## SET EXERCISE
Output each line exactly as it appears, skipping any embedded picture.
<<<<
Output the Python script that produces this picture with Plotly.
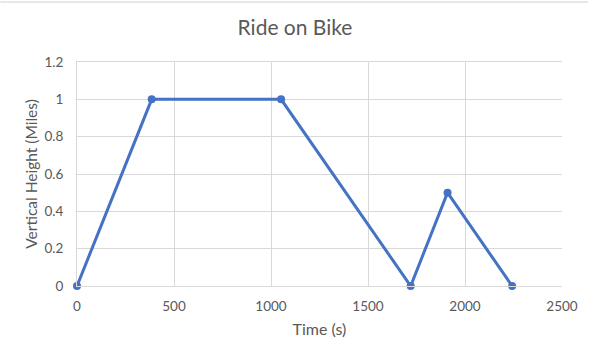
import plotly.graph_objects as go

time_s = [0, 385, 1052, 1720, 1910, 2243]
height_miles = [0, 1, 1, 0, 0.5, 0]
x_ticks = [0, 500, 1000, 1500, 2000, 2500]
y_ticks = [0, 0.2, 0.4, 0.6, 0.8, 1, 1.2]
y_tick_labels = ["0", "0.2", "0.4", "0.6", "0.8", "1", "1.2"]

FONT = "Lato"
GRAY = "#595959"
GRID = "#d9d9d9"

fig = go.Figure(go.Scatter(
    x=time_s, y=height_miles, mode="lines+markers",
    line=dict(color="#4472C4", width=3),
    marker=dict(color="#4472C4", size=8),
    cliponaxis=False,
    showlegend=False,
))

fig.update_layout(
    width=590, height=357,
    paper_bgcolor="white", plot_bgcolor="white",
    margin=dict(l=77, r=26, t=62, b=71),
    title=dict(text="Ride on Bike", x=0.5, xanchor="center", y=1 - 28 / 357, yanchor="middle",
               font=dict(family=FONT, size=21, color=GRAY)),
    font=dict(family=FONT, color=GRAY),
    xaxis=dict(range=[0, 2500], tickvals=x_ticks, showgrid=True, gridcolor=GRID, gridwidth=1,
               zeroline=False, showline=True, linecolor=GRID, mirror=True,
               ticks="outside", ticklen=8, tickcolor="rgba(0,0,0,0)",
               tickfont=dict(family=FONT, size=13.5, color=GRAY),
               title=dict(text="Time (s)", font=dict(family=FONT, size=16, color=GRAY), standoff=10)),
    yaxis=dict(range=[0, 1.2], tickvals=y_ticks, ticktext=y_tick_labels, showgrid=True,
               gridcolor=GRID, gridwidth=1, zeroline=False, showline=True, linecolor=GRID,
               ticks="outside", ticklen=10, tickcolor="rgba(0,0,0,0)",
               tickfont=dict(family=FONT, size=13.5, color=GRAY),
               title=dict(text="Vertical Height (Miles)", font=dict(family=FONT, size=15.5, color=GRAY), standoff=3)),
    shapes=[dict(type="line", xref="paper", yref="paper", x0=-77 / 487, x1=(590 - 77) / 487,
                 y0=1 + 60 / 224, y1=1 + 60 / 224, line=dict(color="#d0d0d0", width=1))],
)

fig.write_html("out.html", config={"displayModeBar": False},
               post_script="document.body.style.margin='0';document.body.style.overflow='hidden';")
>>>>
## RESULT OF THIS TASK
Output the Python script that produces this picture with Plotly.
import plotly.graph_objects as go

time_s = [0, 385, 1052, 1720, 1910, 2243]
height_miles = [0, 1, 1, 0, 0.5, 0]
x_ticks = [0, 500, 1000, 1500, 2000, 2500]
y_ticks = [0, 0.2, 0.4, 0.6, 0.8, 1, 1.2]
y_tick_labels = ["0", "0.2", "0.4", "0.6", "0.8", "1", "1.2"]

FONT = "Lato"
GRAY = "#595959"
GRID = "#d9d9d9"

fig = go.Figure(go.Scatter(
    x=time_s, y=height_miles, mode="lines+markers",
    line=dict(color="#4472C4", width=3),
    marker=dict(color="#4472C4", size=8),
    cliponaxis=False,
    showlegend=False,
))

fig.update_layout(
    width=590, height=357,
    paper_bgcolor="white", plot_bgcolor="white",
    margin=dict(l=77, r=26, t=62, b=71),
    title=dict(text="Ride on Bike", x=0.5, xanchor="center", y=1 - 28 / 357, yanchor="middle",
               font=dict(family=FONT, size=21, color=GRAY)),
    font=dict(family=FONT, color=GRAY),
    xaxis=dict(range=[0, 2500], tickvals=x_ticks, showgrid=True, gridcolor=GRID, gridwidth=1,
               zeroline=False, showline=True, linecolor=GRID, mirror=True,
               ticks="outside", ticklen=8, tickcolor="rgba(0,0,0,0)",
               tickfont=dict(family=FONT, size=13.5, color=GRAY),
               title=dict(text="Time (s)", font=dict(family=FONT, size=16, color=GRAY), standoff=10)),
    yaxis=dict(range=[0, 1.2], tickvals=y_ticks, ticktext=y_tick_labels, showgrid=True,
               gridcolor=GRID, gridwidth=1, zeroline=False, showline=True, linecolor=GRID,
               ticks="outside", ticklen=10, tickcolor="rgba(0,0,0,0)",
               tickfont=dict(family=FONT, size=13.5, color=GRAY),
               title=dict(text="Vertical Height (Miles)", font=dict(family=FONT, size=15.5, color=GRAY), standoff=3)),
    shapes=[dict(type="line", xref="paper", yref="paper", x0=-77 / 487, x1=(590 - 77) / 487,
                 y0=1 + 60 / 224, y1=1 + 60 / 224, line=dict(color="#d0d0d0", width=1))],
)

fig.write_html("out.html", config={"displayModeBar": False},
               post_script="document.body.style.margin='0';document.body.style.overflow='hidden';")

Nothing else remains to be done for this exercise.